Thursday, September 2

A very own journey…

     “That is why it is so important to let certain things go. To release them. To cut loose. Don't expect to get anything back, don't expect recognition for your efforts, don't expect your genius to be discovered or your love to be understood. Complete the circle. Not out of pride, inability or arrogance, but simply because whatever it is no longer fits in your life. Close the door, change the record, clean the house, get rid of the dust. Stop being who you were and become who you are!”  Paulo Coelho

Becoming who I am is a lifelong mission.  The world looks at an individual through different eyes.  But do we have to look at the world in what makes us unique?  Becoming who I am will look like a lot of rubbish in the eyes of the world if I fail to make money and name… because that’s what defines an individual in today’s social circle.  One observation I have about people is their affiliation with clubs, groups, and even social movements, which tends to diminish their unique individuality the most.

There are times when we have to build our dreams all by our own hands, by our imagination and our strength.  It may involve relocation, reformatting, or a renewal of our beliefs and value systems.  We might have to do it simply because “it no longer fits” our present-day journey.  A deep voice within us, constantly echoing our passion and vision, will tell us of our vocation here on earth. I love listening to that voice all the time.

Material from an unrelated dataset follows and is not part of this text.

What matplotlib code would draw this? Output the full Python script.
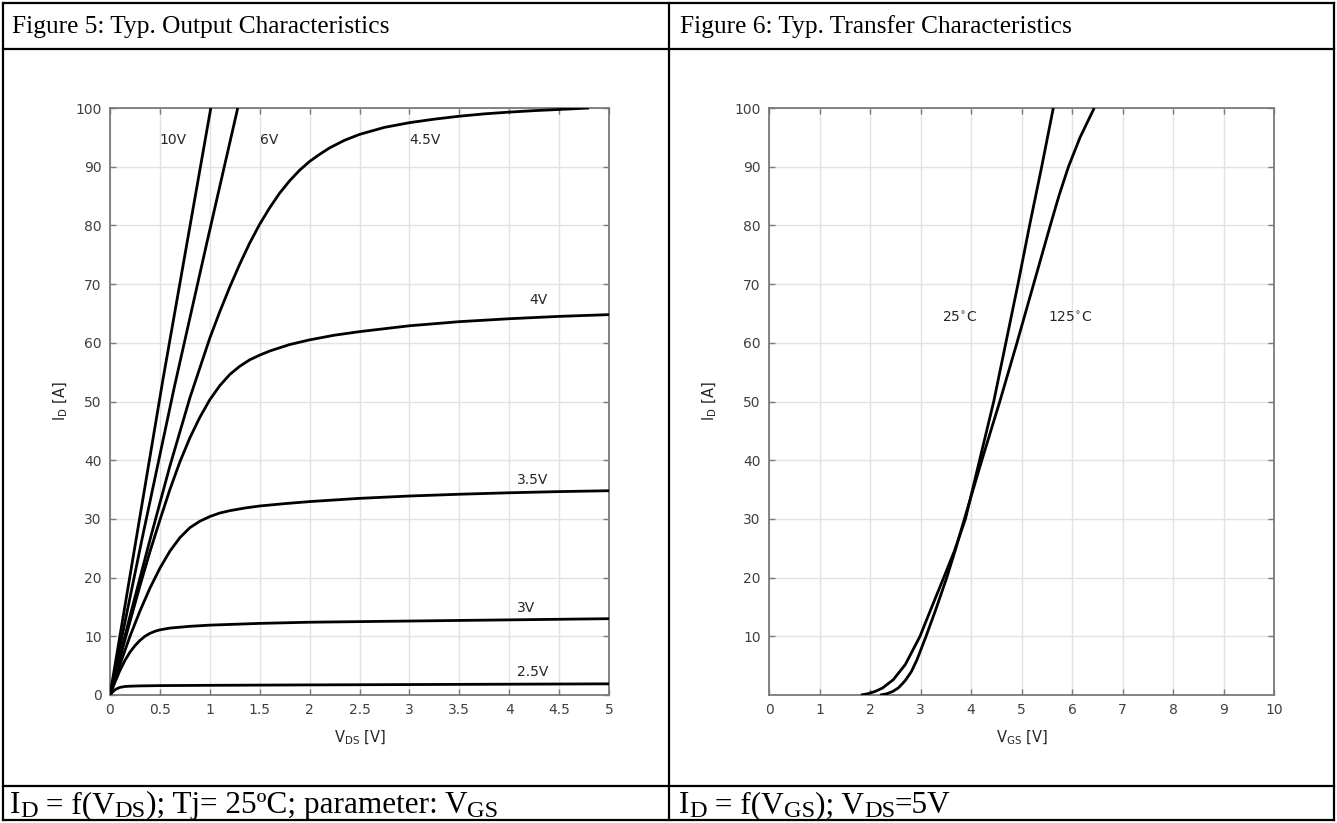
import matplotlib
matplotlib.use("Agg")
import matplotlib.pyplot as plt
from matplotlib.lines import Line2D

plt.rcParams['font.family'] = ['DejaVu Sans']
plt.rcParams['mathtext.fontset'] = 'custom'
plt.rcParams['mathtext.rm'] = 'DejaVu Sans'
plt.rcParams['mathtext.sf'] = 'DejaVu Sans'
plt.rcParams['mathtext.it'] = 'DejaVu Sans:italic'

# ---------------- data: Figure 5 (output characteristics) ----------------
vds_10v = [0, 0.53, 1.01]
id_10v = [0, 53.7, 100]

vds_6v = [0, 0.32, 0.645, 0.97, 1.28]
id_6v = [0, 26.5, 52.5, 77, 100]

vds_45v = [0, 0.2, 0.4, 0.6, 0.8, 1.0, 1.1, 1.2, 1.3, 1.4, 1.5, 1.6, 1.7, 1.8, 1.9, 2.0, 2.1, 2.2,
           2.35, 2.5, 2.75, 3.0, 3.25, 3.5, 3.75, 4.0, 4.25, 4.5, 4.8]
id_45v = [0, 13.4, 26.4, 39.0, 50.6, 60.8, 65.3, 69.5, 73.4, 77.0, 80.2, 83.0, 85.5, 87.6, 89.4, 90.9,
          92.1, 93.2, 94.5, 95.5, 96.7, 97.5, 98.1, 98.6, 99.0, 99.3, 99.55, 99.75, 100]

vds_4v = [0, 0.1, 0.2, 0.3, 0.4, 0.5, 0.6, 0.7, 0.8, 0.9, 1.0, 1.1, 1.2, 1.3, 1.4, 1.5, 1.6, 1.8,
          2.0, 2.25, 2.5, 3.0, 3.5, 4.0, 4.5, 5.0]
id_4v = [0, 6.3, 12.5, 18.6, 24.4, 29.8, 35.0, 39.7, 43.8, 47.3, 50.3, 52.7, 54.6, 56.0, 57.1, 57.9,
         58.6, 59.7, 60.5, 61.3, 61.9, 62.9, 63.6, 64.1, 64.5, 64.8]

vds_35v = [0, 0.1, 0.2, 0.3, 0.4, 0.5, 0.6, 0.7, 0.8, 0.9, 1.0, 1.1, 1.2, 1.35, 1.5, 1.75, 2.0, 2.5,
           3.0, 3.5, 4.0, 4.5, 5.0]
id_35v = [0, 5.2, 10.0, 14.3, 18.2, 21.6, 24.5, 26.8, 28.5, 29.6, 30.4, 31.0, 31.4, 31.85, 32.2, 32.6,
          32.95, 33.5, 33.9, 34.2, 34.45, 34.65, 34.8]

vds_3v = [0, 0.05, 0.1, 0.15, 0.2, 0.25, 0.3, 0.35, 0.4, 0.45, 0.5, 0.6, 0.8, 1.0, 1.5, 2.0, 3.0, 4.0, 5.0]
id_3v = [0, 2.2, 4.2, 5.9, 7.3, 8.4, 9.3, 10.0, 10.5, 10.85, 11.1, 11.4, 11.7, 11.9, 12.2, 12.4, 12.6,
         12.8, 13.0]

vds_25v = [0, 0.03, 0.06, 0.1, 0.15, 0.2, 0.3, 0.5, 1, 2, 3, 4, 5]
id_25v = [0, 0.6, 1.0, 1.3, 1.45, 1.5, 1.55, 1.6, 1.65, 1.72, 1.78, 1.84, 1.9]

out_labels = ['10V', '6V', '4.5V', '4V', '3.5V', '3V', '2.5V']
out_label_x = [0.5, 1.5, 3.0, 4.2, 4.08, 4.08, 4.08]
out_label_y = [94.5, 94.5, 94.5, 67.3, 36.7, 14.9, 3.9]

out_xticks = [0, 0.5, 1, 1.5, 2, 2.5, 3, 3.5, 4, 4.5, 5]
out_xticklabels = ['0', '0.5', '1', '1.5', '2', '2.5', '3', '3.5', '4', '4.5', '5']
out_yticks = [0, 10, 20, 30, 40, 50, 60, 70, 80, 90, 100]

# ---------------- data: Figure 6 (transfer characteristics) ----------------
vgs_25c = [1.82, 1.95, 2.1, 2.25, 2.46, 2.7, 2.99, 3.2, 3.46, 3.67, 3.89, 4.17, 4.45, 4.69, 4.93,
           5.16, 5.40, 5.63]
id_25c = [0, 0.2, 0.6, 1.2, 2.6, 5.2, 10, 14.5, 20, 24.5, 30, 40, 50, 60, 70, 80, 90, 100]

vgs_125c = [2.2, 2.33, 2.45, 2.56, 2.65, 2.71, 2.82, 2.93, 3.02, 3.11, 3.3, 3.52, 3.70, 3.87, 4.215,
            4.57, 4.91, 5.24, 5.57, 5.74, 5.93, 6.16, 6.44]
id_125c = [0, 0.2, 0.6, 1.2, 2.0, 2.6, 4.0, 6.0, 8.0, 10, 14.5, 20, 25, 30, 40, 50, 60, 70, 80, 85,
           90, 95, 100]

tr_labels = ['25$^{\\circ}$C', '125$^{\\circ}$C']
tr_label_x = [3.42, 5.53]
tr_label_y = [64.2, 64.2]

tr_xticks = [0, 1, 2, 3, 4, 5, 6, 7, 8, 9, 10]
tr_yticks = [10, 20, 30, 40, 50, 60, 70, 80, 90, 100]

header_texts = ['Figure 5: Typ. Output Characteristics', 'Figure 6: Typ. Transfer Characteristics']
footer_left = [('I', False), ('D', True), (' = f(V', False), ('DS', True),
               ('); Tj= 25ºC; parameter: V', False), ('GS', True)]
footer_right = [('I', False), ('D', True), (' = f(V', False), ('GS', True), ('); V', False),
                ('DS', True), ('=5V', False)]

# ---------------- figure ----------------
W, H = 1337, 823
fig = plt.figure(figsize=(W / 100, H / 100), dpi=100)
fig.patch.set_facecolor('white')

# table frame (pixel coordinates overlay)
frame = fig.add_axes([0, 0, 1, 1], zorder=0)
frame.set_xlim(0, W)
frame.set_ylim(H, 0)
frame.axis('off')
lw_tab = 1.6
xl, xr, xm = 3, 1334, 669
yt, yh, yf, yb = 3, 49, 786, 820
for (x0, y0, x1, y1) in [(xl, yt, xr, yt), (xl, yb, xr, yb), (xl, yt, xl, yb), (xr, yt, xr, yb),
                         (xm, yt, xm, yb), (xl, yh, xr, yh), (xl, yf, xr, yf)]:
    frame.add_line(Line2D([x0, x1], [y0, y1], color='black', lw=lw_tab, solid_capstyle='projecting'))

serif = 'Liberation Serif'
frame.text(12, 27, header_texts[0], family=serif, fontsize=18.3, va='center', ha='left', color='black')
frame.text(680, 27, header_texts[1], family=serif, fontsize=18.3, va='center', ha='left', color='black')

renderer = fig.canvas.get_renderer()


def rich(x, y, segs, size, subscale=0.78, subshift=4.0):
    for s, sub in segs:
        fs = size * subscale if sub else size
        yy = y + (subshift if sub else 0)
        t = frame.text(x, yy, s, family=serif, fontsize=fs, va='baseline', ha='left', color='black')
        bb = t.get_window_extent(renderer=renderer)
        x += bb.width


rich(10, 813, footer_left, 22.5)
rich(679, 813, footer_right, 22.5)

spine_c = '#7a7a7a'
tick_c = '#404040'
grid_c = '#e2e2e2'
curve_kw = dict(color='black', lw=2.0, solid_capstyle='butt', zorder=3)


def style(ax):
    for s in ax.spines.values():
        s.set_color(spine_c)
        s.set_linewidth(1.3)
    ax.tick_params(direction='in', top=True, right=True, length=4, width=1.0,
                   color=spine_c, labelcolor=tick_c, labelsize=10, pad=6)
    ax.grid(True, color=grid_c, lw=1.0)
    ax.set_axisbelow(True)


# left chart
axL = fig.add_axes([110 / W, 1 - 695 / H, 499 / W, 587 / H], zorder=1)
for vx, iy in [(vds_10v, id_10v), (vds_6v, id_6v), (vds_45v, id_45v), (vds_4v, id_4v),
               (vds_35v, id_35v), (vds_3v, id_3v), (vds_25v, id_25v)]:
    axL.plot(vx, iy, **curve_kw)
axL.set_xlim(0, 5)
axL.set_ylim(0, 100)
axL.set_xticks(out_xticks)
axL.set_xticklabels(out_xticklabels)
axL.set_yticks(out_yticks)
style(axL)
for t, x, y in zip(out_labels, out_label_x, out_label_y):
    axL.text(x, y, t, fontsize=10, color='#262626', ha='left', va='center')
axL.set_xlabel(r'V$_{\mathsf{DS}}$ [V]', fontsize=10.5, color='#262626', labelpad=8)
axL.set_ylabel(r'I$_{\mathsf{D}}$ [A]', fontsize=10.5, color='#262626', labelpad=4)

# right chart
axR = fig.add_axes([769 / W, 1 - 695 / H, 505 / W, 587 / H], zorder=1)
axR.plot(vgs_25c, id_25c, **curve_kw)
axR.plot(vgs_125c, id_125c, **curve_kw)
axR.set_xlim(0, 10)
axR.set_ylim(0, 100)
axR.set_xticks(tr_xticks)
axR.set_yticks(tr_yticks)
style(axR)
for t, x, y in zip(tr_labels, tr_label_x, tr_label_y):
    axR.text(x, y, t, fontsize=10, color='#262626', ha='left', va='center')
axR.set_xlabel(r'V$_{\mathsf{GS}}$ [V]', fontsize=10.5, color='#262626', labelpad=8)
axR.set_ylabel(r'I$_{\mathsf{D}}$ [A]', fontsize=10.5, color='#262626', labelpad=11)

fig.savefig('out.png', dpi=100, facecolor='white')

The first time I read the poem “If” by Rudyard Kipling, it resonated within me an invitation to adopt a stoic attitude towards many of today’s social beliefs. “If” left in me a profound challenge. I got it written on a wooden board and hung it on a visible wall at home. I like that poem for its strong voice of aloofness and individuality. “Come what may… keep going, my son”, Kipling tells his boy. The main message is not to get caught in emotions and be carried away by the contemporary flow of the world.

Someone said, “It takes courage to answer a call”. True, it takes a lot of courage to embark on our own journey and pedal through it all the while.

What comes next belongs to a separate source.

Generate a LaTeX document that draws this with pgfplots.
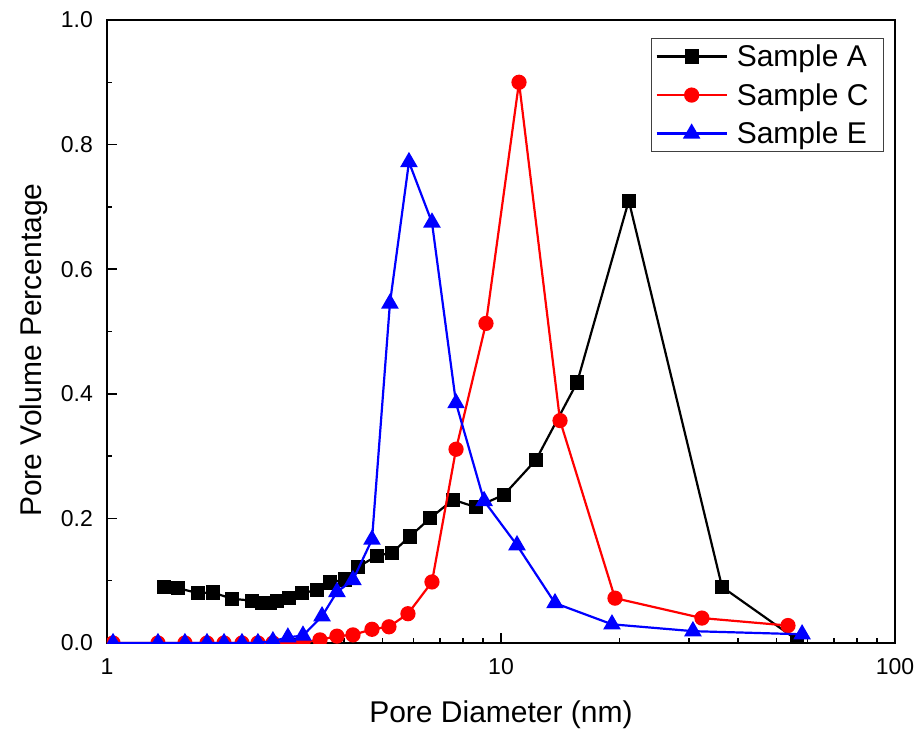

If we can live a life not to convince anyone and not to be in an ego trap, …. if we can fail to fall victim to a social belief or to a world that looks to overtake us, then we can pedal our wheels of freedom, to pedal, aiming for the golden sunset of our journey called life.

Still, it takes courage to be what we are.

Keep going ... 

 




Sunday, August 1

The Old Rugged Cross...

The year 2008. At the US Consulate in Chennai, I was standing in a long line at for VISA clearance. Behind me was a cassock robed elderly priest. From the cassock he wore,  I guessed he was from Catholic denomination. After making a few eye contacts, I accosted him in a conversation, “Father, are you for a VISA clearance to US?” … “ Yes, going on a parish mission.” “Me too”, I said. Then  I sprang up more courage to continue the conversation, and chipped in, “ Father, do you think we deserve all this?  That old rugged empty cross made our journey possible, isn’t it ?”  He smiled having no words to answer.


First Methodist Episcopal Church of Pokagon where
The Old Rugged Cross was first sung.
This church finds a place in
the National Register of Historic Places of USA


The year 1913… a small church in Pokagon was arranging a series of revival meetings. The Pastor was Rev. Leroy Bostwick, and he had called his friend Rev.Bennard to assist him in singing. Bennard was a gospel singer and an evangelist. A couple of weeks before assisting Rev. Leroy, he was singing a verse and chorus he had written,  in a small revival meeting at Michigan.  Bennard was ridiculed over that song by a group of youths who attended the prayer meeting.  But, traveling to Pokagon to assist Bostwick, Bennard did not quit on those verses he had scribbled. He studied more about the Cross and its significance.



At Pokagon, the revival meeting was in progress. And Bennard was working on the verse he had sung at Michigan. He sought the assistance of Rev. Leroy’s wife, Ruby, to be a sounding board for redoing his song. As the days progressed, at the church parsonage, he added more verses and composed the music… and he was readily strumming his guitar for a rehearsal. As Bennard ended his first rehearsal, it is said that Ruby was weeping aloud on her knees, in the presence of her husband Rev.Leroy.  Later that day, on 12th January 1913 (the last day of the revival meeting), a gospel song was born which would influence every Christian who would ever listen to it. That song went on for 100 years and more to be performed by some of the twentieth century's most important recording artists in the West.


 


Each time I hear the ‘The Old Rugged Cross’, it shatters ALL my sense (myth) of self-righteousness. Where am I? What am I?  How am I? … these questions which reverberate in me will all end, I know, only when “my trophies, at last, I lay down …  (and when) I will cling to the old rugged Cross … And exchange it someday for a crown .

"The Old Rugged Cross" to me is the one the great eloquence of Christian faith at all ages.